Talvez haja algum exagero na previsão do Ministério do Planejamento de que, se o Orçamento da União para 2006 não for aprovado pelo Congresso Nacional até o fim deste mês, haverá o risco de faltar dinheiro até para o pagamento de contas de luz, água e telefone dos órgãos federais. Mas não há nenhuma dúvida de que o atraso na aprovação do orçamento é prejudicial ao País, e não apenas ao governo, como parece imaginar a oposição.

Para forçar a convocação extraordinária do Congresso durante o recesso de fim de ano, a oposição retardou a votação da proposta orçamentária do governo. Este, às voltas com a crise do mensalão e com sua base política desarticulada, não conseguiu a aprovação antes do fim de 2005. Mas o orçamento não foi votado nem durante a convocação extraordinária e não há, até agora, previsão de data para a votação do projeto em plenário. A proposta ainda não saiu da Comissão Mista do Orçamento, onde se discute o valor que a União deverá repassar para os Estados exportadores como compensação pelas perdas com a Lei Kandir. Os governadores querem R$ 5,2 bilhões e o relatório final elaborado pelo deputado Carlito Merss (PT-SC) prevê R$ 3,4 bilhões.

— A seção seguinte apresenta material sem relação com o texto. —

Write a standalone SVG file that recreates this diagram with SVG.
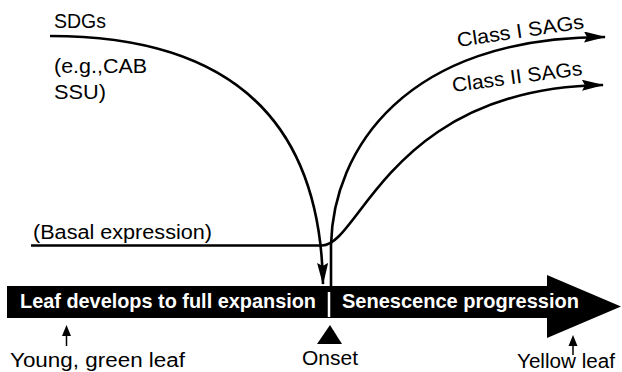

Trata-se, com certeza, de uma questão de grande relevância para os Estados interessados, mas é preciso que, na discussão da proposta orçamentária, os congressistas e o governo não esqueçam que o orçamento público é a peça essencial para a ação de governo. E a discussão e votação da proposta orçamentária é uma das principais funções do Congresso.

O fato de este ser um ano eleitoral dificulta o entendimento entre governo e oposição. Aquele quer mais e mais verbas para aplicar em obras que possa apresentar aos eleitores com sua realização; esta quer reduzir ao máximo os gastos. Mas, nessa disputa, nem um lado nem outro demonstraram até agora ter a sabedoria e a responsabilidade necessárias para separar a questão eleitoral dos reais interesses do País.

A não aprovação do orçamento a tempo era fato corriqueiro na década passada. Muitas vezes o governo iniciava um exercício fiscal sem ter a peça aprovada. Mas, desde 2000, quando o orçamento só foi aprovado no mês de maio, isso não acontecia.

No ano passado, temendo os efeitos do escândalo do mensalão, o governo procurou agir com precaução. Na proposta de Lei de Diretrizes Orçamentárias (LDO) para 2006 incluiu o dispositivo segundo o qual, em caso de atraso da votação do orçamento, poderia utilizar, a cada mês, 1/12 avos do orçamento de 2005 para despesas de custeio. Na execução do orçamento do ano passado, inscreveu como "restos a pagar" em 2006 um total de R$ 18 bilhões. É graças a esse artifício que consegue executar, por exemplo, a operação tapa-buracos na malha rodoviária federal.

É o que está evitando a completa paralisia do governo. Mas essa não é, seguramente, a melhor maneira de administrar. Com tais limitações, não é possível gastar com racionalidade e de acordo com planos ou programas que dêem maior eficiência à ação governamental. Em um governo como o atual, em que faltam projetos consistentes e gestores competentes, o resultado final dessa prática é ainda pior para o País.

A autorização para o uso mensal de um duodécimo do orçamento do ano anterior vale para as despesas de custeio da administração direta. Não se aplica ao orçamento de investimento das empresas estatais, que precisa ser aprovado pelo Congresso junto com o orçamento da União. A previsão é de que as estatais investirão R$ 41,7 bilhões este ano, mas o dinheiro só pode ser aplicado após aprovado o orçamento - por isso, o governo agora tenta obter, por meio de projeto de lei, autorização especial do Congresso para elas investirem.

Obras programadas pelo governo federal, como a Ferrovia Norte-Sul, a melhoria da BR-101 e a modernização dos portos, também poderão ser afetadas pelo atraso na aprovação do orçamento

Não é razoável que o Congresso retarde tanto uma decisão tão importante. Pode ser que isso prejudique o governo, como querem alguns oposicionistas. Mas o grande perdedor é o País.